#### Given task
Retype the whole listing, please, keeping every line exact and dropping the pictures.

#### Provided material
## BEGIN
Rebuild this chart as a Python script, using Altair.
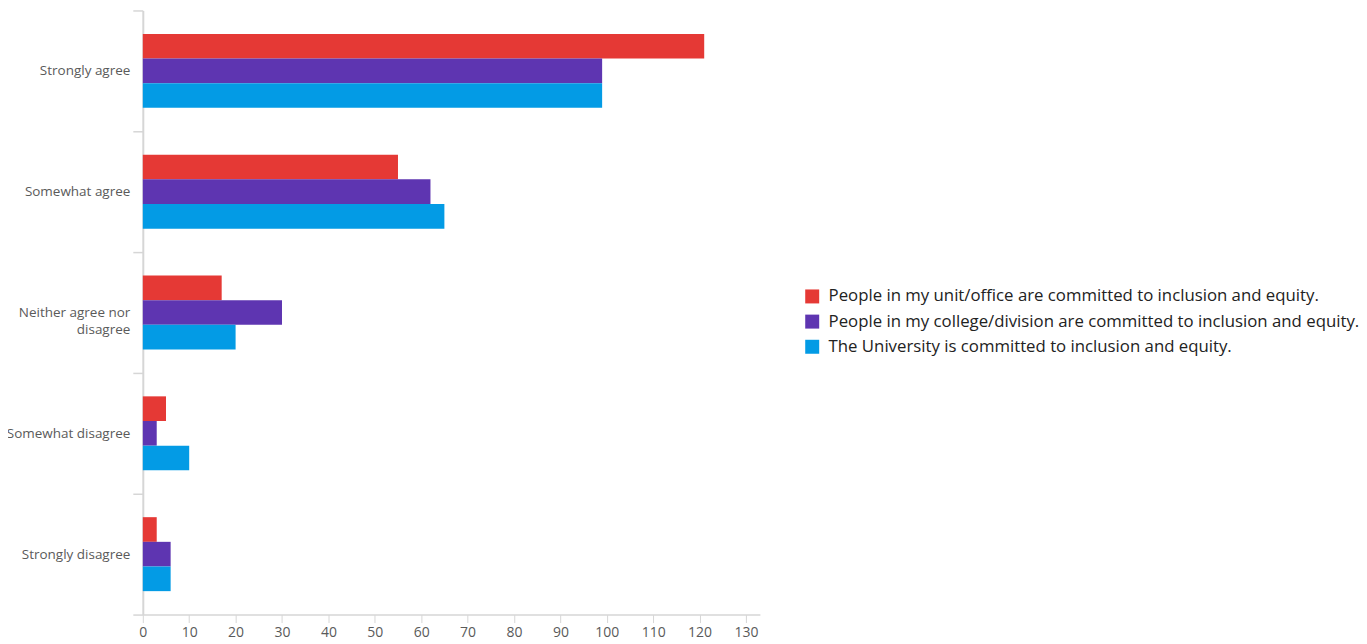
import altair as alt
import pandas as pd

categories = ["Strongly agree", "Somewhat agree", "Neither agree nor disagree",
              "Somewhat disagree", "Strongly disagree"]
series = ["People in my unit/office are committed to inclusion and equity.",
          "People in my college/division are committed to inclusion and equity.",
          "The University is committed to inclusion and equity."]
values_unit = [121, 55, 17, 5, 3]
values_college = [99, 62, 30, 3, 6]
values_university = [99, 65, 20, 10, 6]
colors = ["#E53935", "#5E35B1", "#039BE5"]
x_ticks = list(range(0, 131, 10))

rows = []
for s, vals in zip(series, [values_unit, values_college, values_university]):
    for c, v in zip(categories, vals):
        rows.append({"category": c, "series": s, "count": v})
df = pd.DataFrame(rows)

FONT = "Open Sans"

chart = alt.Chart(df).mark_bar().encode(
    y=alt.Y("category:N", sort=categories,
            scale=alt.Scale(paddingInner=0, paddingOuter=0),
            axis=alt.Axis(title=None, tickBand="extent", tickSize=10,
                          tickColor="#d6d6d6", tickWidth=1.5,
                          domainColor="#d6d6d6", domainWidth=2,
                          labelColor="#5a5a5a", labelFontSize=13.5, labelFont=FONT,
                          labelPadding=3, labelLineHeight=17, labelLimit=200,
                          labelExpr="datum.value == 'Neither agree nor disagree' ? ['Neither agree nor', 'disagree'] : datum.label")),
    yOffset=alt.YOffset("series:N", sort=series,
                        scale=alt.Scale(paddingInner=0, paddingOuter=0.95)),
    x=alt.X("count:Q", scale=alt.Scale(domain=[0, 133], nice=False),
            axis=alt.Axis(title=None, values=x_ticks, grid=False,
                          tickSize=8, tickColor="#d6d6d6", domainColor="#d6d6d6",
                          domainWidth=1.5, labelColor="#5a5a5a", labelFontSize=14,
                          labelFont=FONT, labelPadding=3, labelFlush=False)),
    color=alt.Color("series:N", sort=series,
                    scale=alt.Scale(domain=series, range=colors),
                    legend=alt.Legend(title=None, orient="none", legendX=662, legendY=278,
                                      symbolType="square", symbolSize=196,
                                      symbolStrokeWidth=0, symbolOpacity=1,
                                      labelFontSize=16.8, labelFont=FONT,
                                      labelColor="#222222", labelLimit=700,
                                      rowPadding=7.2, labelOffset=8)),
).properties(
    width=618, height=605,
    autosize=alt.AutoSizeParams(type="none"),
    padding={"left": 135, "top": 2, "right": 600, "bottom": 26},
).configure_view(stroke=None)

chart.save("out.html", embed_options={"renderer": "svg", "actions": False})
## END
#### Worked answer
Rebuild this chart as a Python script, using Altair.
import altair as alt
import pandas as pd

categories = ["Strongly agree", "Somewhat agree", "Neither agree nor disagree",
              "Somewhat disagree", "Strongly disagree"]
series = ["People in my unit/office are committed to inclusion and equity.",
          "People in my college/division are committed to inclusion and equity.",
          "The University is committed to inclusion and equity."]
values_unit = [121, 55, 17, 5, 3]
values_college = [99, 62, 30, 3, 6]
values_university = [99, 65, 20, 10, 6]
colors = ["#E53935", "#5E35B1", "#039BE5"]
x_ticks = list(range(0, 131, 10))

rows = []
for s, vals in zip(series, [values_unit, values_college, values_university]):
    for c, v in zip(categories, vals):
        rows.append({"category": c, "series": s, "count": v})
df = pd.DataFrame(rows)

FONT = "Open Sans"

chart = alt.Chart(df).mark_bar().encode(
    y=alt.Y("category:N", sort=categories,
            scale=alt.Scale(paddingInner=0, paddingOuter=0),
            axis=alt.Axis(title=None, tickBand="extent", tickSize=10,
                          tickColor="#d6d6d6", tickWidth=1.5,
                          domainColor="#d6d6d6", domainWidth=2,
                          labelColor="#5a5a5a", labelFontSize=13.5, labelFont=FONT,
                          labelPadding=3, labelLineHeight=17, labelLimit=200,
                          labelExpr="datum.value == 'Neither agree nor disagree' ? ['Neither agree nor', 'disagree'] : datum.label")),
    yOffset=alt.YOffset("series:N", sort=series,
                        scale=alt.Scale(paddingInner=0, paddingOuter=0.95)),
    x=alt.X("count:Q", scale=alt.Scale(domain=[0, 133], nice=False),
            axis=alt.Axis(title=None, values=x_ticks, grid=False,
                          tickSize=8, tickColor="#d6d6d6", domainColor="#d6d6d6",
                          domainWidth=1.5, labelColor="#5a5a5a", labelFontSize=14,
                          labelFont=FONT, labelPadding=3, labelFlush=False)),
    color=alt.Color("series:N", sort=series,
                    scale=alt.Scale(domain=series, range=colors),
                    legend=alt.Legend(title=None, orient="none", legendX=662, legendY=278,
                                      symbolType="square", symbolSize=196,
                                      symbolStrokeWidth=0, symbolOpacity=1,
                                      labelFontSize=16.8, labelFont=FONT,
                                      labelColor="#222222", labelLimit=700,
                                      rowPadding=7.2, labelOffset=8)),
).properties(
    width=618, height=605,
    autosize=alt.AutoSizeParams(type="none"),
    padding={"left": 135, "top": 2, "right": 600, "bottom": 26},
).configure_view(stroke=None)

chart.save("out.html", embed_options={"renderer": "svg", "actions": False})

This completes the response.